TASK TO CARRY OUT:
From the very first line of the data to the line containing "const months = YEARS.flatMap((y)", retype everything exactly, leaving the pictures behind.

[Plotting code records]
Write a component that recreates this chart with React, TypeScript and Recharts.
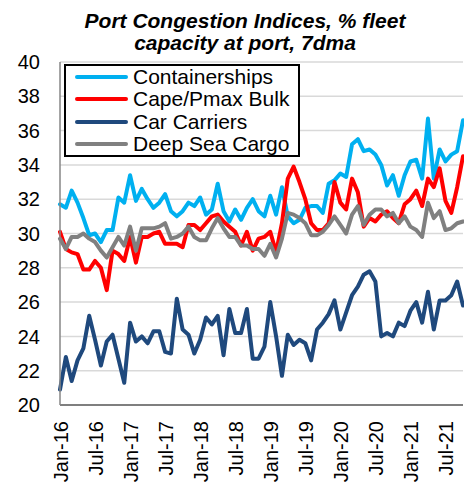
import { LineChart, Line, XAxis, YAxis, CartesianGrid, Legend } from "recharts";

const YEARS = ["16", "17", "18", "19", "20", "21"];
const MONTHS = ["Jan", "Feb", "Mar", "Apr", "May", "Jun", "Jul", "Aug", "Sep", "Oct", "Nov", "Dec"];
const months = YEARS.flatMap((y) => MONTHS.map((m) => `${m}-${y}`)).slice(0, 70);

const containerships = [
  31.7, 31.5, 32.5, 31.8, 30.9, 29.9, 30.0, 29.5, 30.2, 30.2,
  32.1, 31.8, 33.4, 31.9, 32.6, 32.0, 31.5, 31.8, 32.3, 31.3,
  31.0, 31.3, 31.8, 31.6, 32.1, 31.1, 31.4, 32.9, 31.3, 30.7,
  31.4, 30.8, 31.5, 32.0, 31.3, 31.0, 32.2, 31.1, 32.7, 31.0,
  30.6, 30.8, 31.5, 31.6, 31.6, 31.2, 32.9, 33.1, 33.5, 33.3,
  35.2, 35.5, 34.8, 34.9, 34.6, 34.0, 32.8, 33.4, 32.2, 33.4,
  34.2, 34.3, 33.2, 36.7, 33.2, 34.9, 34.2, 34.6, 34.8, 36.6,
];
const capePmax = [
  30.1, 29.1, 28.9, 28.8, 27.9, 27.9, 28.4, 28.0, 26.7, 29.0,
  28.8, 28.4, 29.8, 28.3, 29.8, 29.8, 30.0, 30.1, 29.4, 29.4,
  29.4, 29.2, 30.5, 30.5, 30.2, 30.6, 31.0, 31.1, 30.7, 30.4,
  30.1, 29.3, 30.1, 29.0, 29.7, 29.8, 30.1, 28.9, 30.6, 33.2,
  33.9, 33.0, 32.0, 30.6, 30.2, 30.2, 30.6, 33.0, 31.8, 31.4,
  33.2, 32.4, 30.4, 30.9, 30.7, 31.1, 31.3, 30.9, 30.6, 31.7,
  32.0, 32.5, 31.6, 33.2, 32.7, 33.8, 31.9, 31.2, 32.7, 34.5,
];
const carCarriers = [
  20.9, 22.8, 21.4, 22.6, 23.3, 25.2, 23.8, 22.3, 23.7, 24.1,
  22.7, 21.3, 24.8, 23.7, 24.0, 23.6, 24.3, 24.3, 23.1, 23.0,
  26.2, 24.4, 24.1, 23.0, 23.8, 25.1, 24.7, 25.2, 22.9, 25.6,
  24.2, 24.2, 25.6, 22.7, 22.7, 23.4, 26.0, 24.0, 21.7, 24.1,
  23.5, 23.8, 23.6, 22.6, 24.4, 24.8, 25.3, 26.1, 24.4, 25.4,
  26.4, 26.9, 27.6, 27.8, 27.2, 24.0, 24.2, 24.0, 24.8, 24.6,
  25.5, 26.0, 24.8, 26.6, 24.4, 26.1, 26.1, 26.4, 27.2, 25.8,
];
const deepSeaCargo = [
  29.7, 29.1, 29.8, 29.8, 30.0, 29.7, 29.5, 29.0, 28.6, 29.2,
  29.8, 29.3, 30.4, 29.0, 30.3, 30.3, 30.3, 30.4, 30.6, 29.7,
  29.8, 30.0, 30.4, 29.8, 29.6, 29.6, 30.3, 30.9, 30.3, 29.8,
  29.8, 29.3, 29.3, 29.1, 29.1, 28.7, 29.4, 28.6, 29.7, 31.2,
  31.1, 30.9, 30.6, 29.9, 29.9, 30.1, 30.5, 31.0, 30.5, 30.0,
  31.1, 31.6, 30.5, 31.1, 31.4, 31.4, 31.0, 31.2, 30.6, 31.0,
  30.4, 30.2, 29.8, 31.8, 30.9, 31.3, 30.2, 30.3, 30.6, 30.7,
];
const yTicks = [20, 22, 24, 26, 28, 30, 32, 34, 36, 38, 40];

const series = [
  { key: "containerships", name: "Containerships", color: "#00B0F0" },
  { key: "capePmax", name: "Cape/Pmax Bulk", color: "#FF0000" },
  { key: "carCarriers", name: "Car Carriers", color: "#1F497D" },
  { key: "deepSeaCargo", name: "Deep Sea Cargo", color: "#808080" },
];

const data = months.map((month, i) => ({
  month,
  containerships: containerships[i],
  capePmax: capePmax[i],
  carCarriers: carCarriers[i],
  deepSeaCargo: deepSeaCargo[i],
}));

const FONT = '"Liberation Sans", Arial, sans-serif';

function MonthTick({ x, y, payload }: any) {
  return (
    <g transform={`translate(${x},${y + 1})`}>
      <text
        transform="rotate(-90)"
        textAnchor="end"
        dy={8}
        fontSize={20}
        fontFamily={FONT}
        fill="#000"
      >
        {payload.value}
      </text>
    </g>
  );
}

function LegendBox() {
  return (
    <div
      style={{
        boxSizing: "border-box",
        width: 236,
        height: 93,
        border: "2px solid #000",
        background: "#fff",
        fontFamily: FONT,
        fontSize: 21,
        color: "#000",
      }}
    >
      {series.map((s) => (
        <div key={s.key} style={{ display: "flex", alignItems: "center", height: 22.25 }}>
          <span
            style={{
              display: "inline-block",
              marginLeft: 9,
              width: 53,
              height: 4,
              borderRadius: 2,
              background: s.color,
            }}
          />
          <span style={{ marginLeft: 5, lineHeight: "22px", whiteSpace: "nowrap" }}>{s.name}</span>
        </div>
      ))}
    </div>
  );
}

export default function App() {
  return (
    <div style={{ position: "absolute", left: 0, top: 0, width: 464, height: 483, background: "#fff", overflow: "hidden" }}>
      <div
        style={{
          position: "absolute",
          left: 45,
          top: 10,
          width: 400,
          textAlign: "center",
          fontFamily: FONT,
          fontSize: 21,
          fontWeight: "bold",
          fontStyle: "italic",
          lineHeight: "22px",
          color: "#000",
        }}
      >
        Port Congestion Indices, % fleet
        <br />
        capacity at port, 7dma
      </div>
      <LineChart width={464} height={483} data={data} margin={{ top: 62, right: 1, bottom: 0, left: 0 }}>
        <CartesianGrid vertical={false} stroke="#d9d9d9" strokeWidth={1.5} />
        <XAxis
          dataKey="month"
          interval={5}
          height={78}
          tickSize={0}
          tickMargin={15}
          tick={<MonthTick />}
          axisLine={{ stroke: "#7f7f7f", strokeWidth: 2 }}
        />
        <YAxis
          width={60}
          domain={[20, 40]}
          ticks={yTicks}
          interval={0}
          tickSize={0}
          tickMargin={20}
          tick={{ fontSize: 20, fontFamily: FONT, fill: "#000" }}
          axisLine={{ stroke: "#868686", strokeWidth: 1.5 }}
        />
        <Legend
          layout="vertical"
          align="center"
          verticalAlign="middle"
          content={<LegendBox />}
          wrapperStyle={{ top: 64, left: 64, width: 236, height: 93 }}
        />
        {series.map((s) => (
          <Line
            key={s.key}
            type="linear"
            dataKey={s.key}
            name={s.name}
            stroke={s.color}
            strokeWidth={4}
            strokeLinejoin="round"
            strokeLinecap="round"
            dot={false}
            activeDot={false}
            isAnimationActive={false}
          />
        ))}
      </LineChart>
    </div>
  );
}
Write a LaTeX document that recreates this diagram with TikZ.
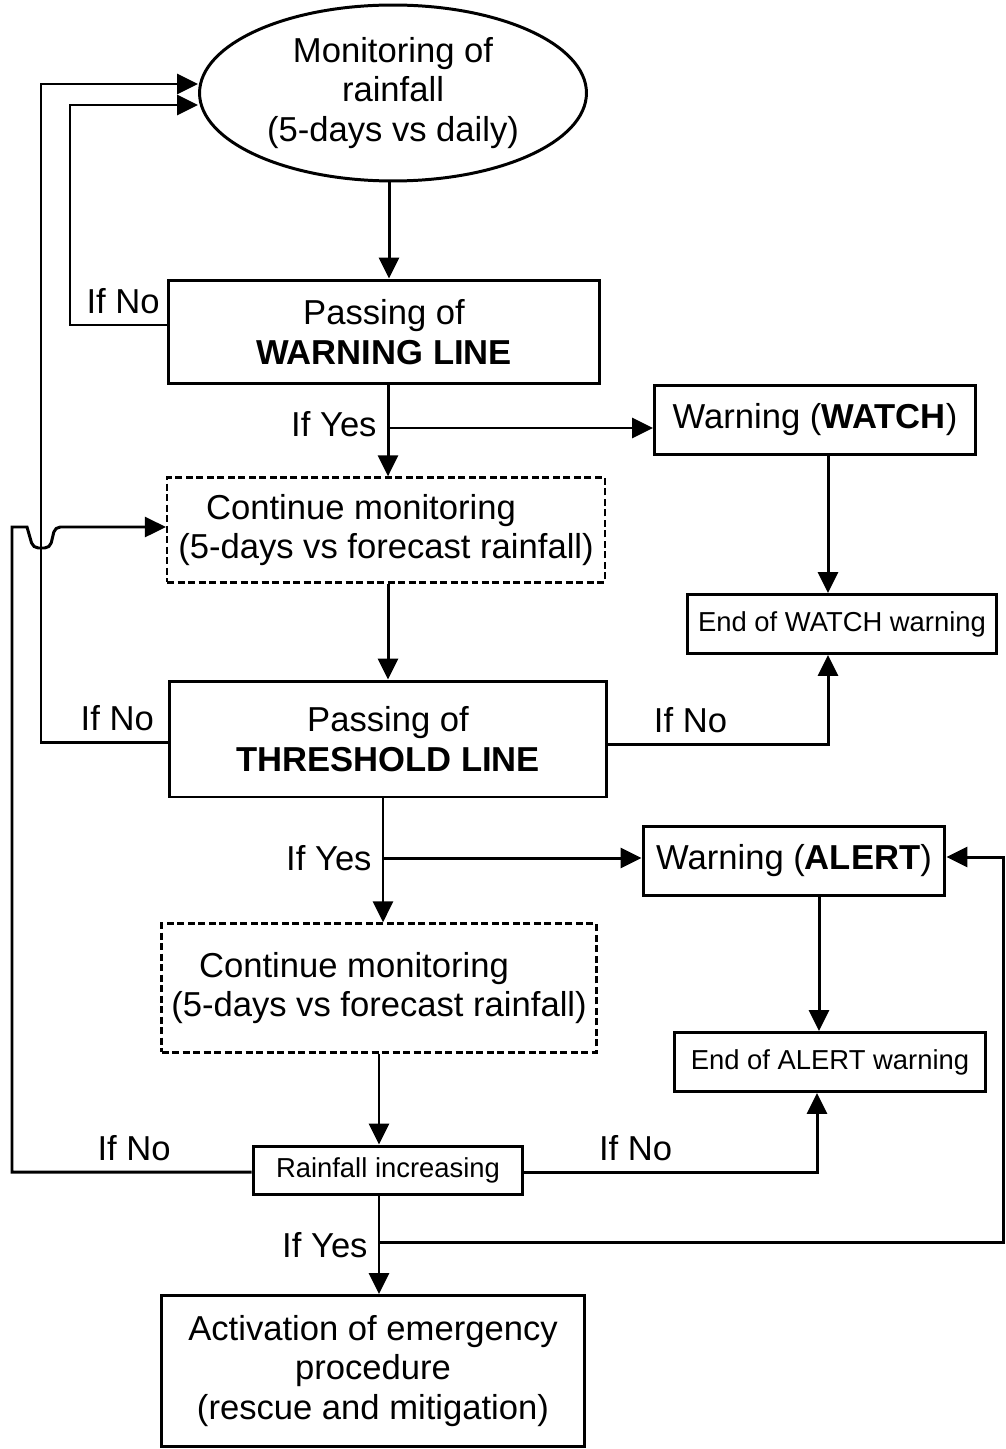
\documentclass[tikz,border=0pt]{standalone}
\usepackage{fontspec}
\setmainfont{Liberation Sans}
\usetikzlibrary{arrows.meta,positioning,shapes.geometric}
\tikzset{
	arr/.style={-{Triangle[length=0.42cm,width=0.4cm]}},
	big/.style={font=\fontsize{19.7}{22.7}\selectfont},
	small/.style={font=\fontsize{15.6}{18}\selectfont},
	box/.style={draw,rectangle,align=center,inner sep=0pt,big},
	dbox/.style={box,line width=1.3pt,dash pattern=on 0.14cm off 0.07cm},
	lbl/.style={big,inner sep=0.2cm}
}

\begin{document}
\begin{tikzpicture}[x=0.02cm,y=-0.02cm,line width=1.7pt]
	\useasboundingbox (0,0) rectangle (1005,1449);
	\node[draw,ellipse,big,align=center,inner sep=0pt,minimum width=7.74cm,minimum height=3.52cm] (mon) at (393,93) {Monitoring of\\rainfall\\(5-days vs daily)};
	\node[box,minimum width=8.64cm,minimum height=2.08cm] (warn) at (384,332) {Passing of\\\textbf{WARNING LINE}};
	\node[box,minimum width=6.42cm,minimum height=1.38cm] (watch) at (815,420) {Warning (\textbf{WATCH})};
	\node[dbox,minimum width=8.76cm,minimum height=2.1cm] (dash1) at (386,530) {Continue monitoring\hspace*{1cm}\\(5-days vs forecast rainfall)};
	\node[box,small,minimum width=6.2cm,minimum height=1.18cm] (endw) at (842,624) {End of WATCH warning};
	\node[box,minimum width=8.74cm,minimum height=2.32cm] (thr) at (388,739) {Passing of\\\textbf{THRESHOLD LINE}};
	\node[box,minimum width=6.04cm,minimum height=1.38cm] (alert) at (794,861) {Warning (\textbf{ALERT})};
	\node[dbox,minimum width=8.7cm,minimum height=2.58cm] (dash2) at (379,988) {Continue monitoring\hspace*{1cm}\\(5-days vs forecast rainfall)};
	\node[box,small,minimum width=6.22cm,minimum height=1.18cm] (enda) at (830,1062) {End of ALERT warning};
	\node[box,small,minimum width=5.4cm,minimum height=0.96cm] (rain) at (388,1170) {Rainfall increasing};
	\node[box,minimum width=8.46cm,minimum height=3.02cm] (act) at (373,1371) {Activation of emergency\\procedure\\(rescue and mitigation)};
	\coordinate (yes1) at (388,428);
	\coordinate (yes2) at (383,858);
	\coordinate (yes3) at (379,1242);

	\draw[arr] (mon.south -| 389,0) -- (warn.north -| 389,0);
	\draw[arr] (warn.west |- 0,325) -- node[lbl,above,pos=0.45]{If No} (70,325) |- (mon.west |- 0,105);
	\draw[arr] (warn.south -| yes1) -- node[lbl,left,pos=0.43]{If Yes} (dash1.north -| yes1);
	\draw[arr] (yes1) -- (watch.west |- yes1);
	\draw[arr] (watch.south -| 828,0) -- (endw.north -| 828,0);
	\draw[arr] (dash1.south -| 388,0) -- (thr.north -| 388,0);
	\draw[arr] (thr.west |- 0,742) -- node[lbl,above,pos=0.4]{If No} (41,742) |- (mon.west |- 0,84);
	\draw[arr] (thr.east |- 0,744) -- node[lbl,above,pos=0.375]{If No} (828,744) -- (endw.south -| 828,0);
	\draw[arr] (thr.south -| yes2) -- node[lbl,left,pos=0.48]{If Yes} (dash2.north -| yes2);
	\draw[arr] (yes2) -- (alert.west |- yes2);
	\draw[arr] (alert.south -| 819,0) -- (enda.north -| 819,0);
	\draw[arr] (dash2.south -| 379,0) -- (rain.north -| 379,0);
	\draw[arr] (rain.west |- 0,1172) -- node[lbl,above,pos=0.49]{If No} (12,1172) -- (12,527) -- (27,527) [rounded corners=3pt] -- (33,548) -- (50,548) -- (55,527) [sharp corners] -- (dash1.west |- 0,527);
	\draw[arr] (rain.east |- 0,1172) -- node[lbl,above,pos=0.38]{If No} (817,1172) -- (enda.south -| 817,0);
	\draw[arr] (rain.south -| yes3) -- node[lbl,left,pos=0.5]{If Yes} (act.north -| yes3);
	\draw[arr] (yes3) -- (1003,1242) |- (alert.east |- 0,857);
\end{tikzpicture}
\end{document}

SOLUTION FOR THIS PROBLEM:
Write a component that recreates this chart with React, TypeScript and Recharts.
import { LineChart, Line, XAxis, YAxis, CartesianGrid, Legend } from "recharts";

const YEARS = ["16", "17", "18", "19", "20", "21"];
const MONTHS = ["Jan", "Feb", "Mar", "Apr", "May", "Jun", "Jul", "Aug", "Sep", "Oct", "Nov", "Dec"];
const months = YEARS.flatMap((y) => MONTHS.map((m) => `${m}-${y}`)).slice(0, 70);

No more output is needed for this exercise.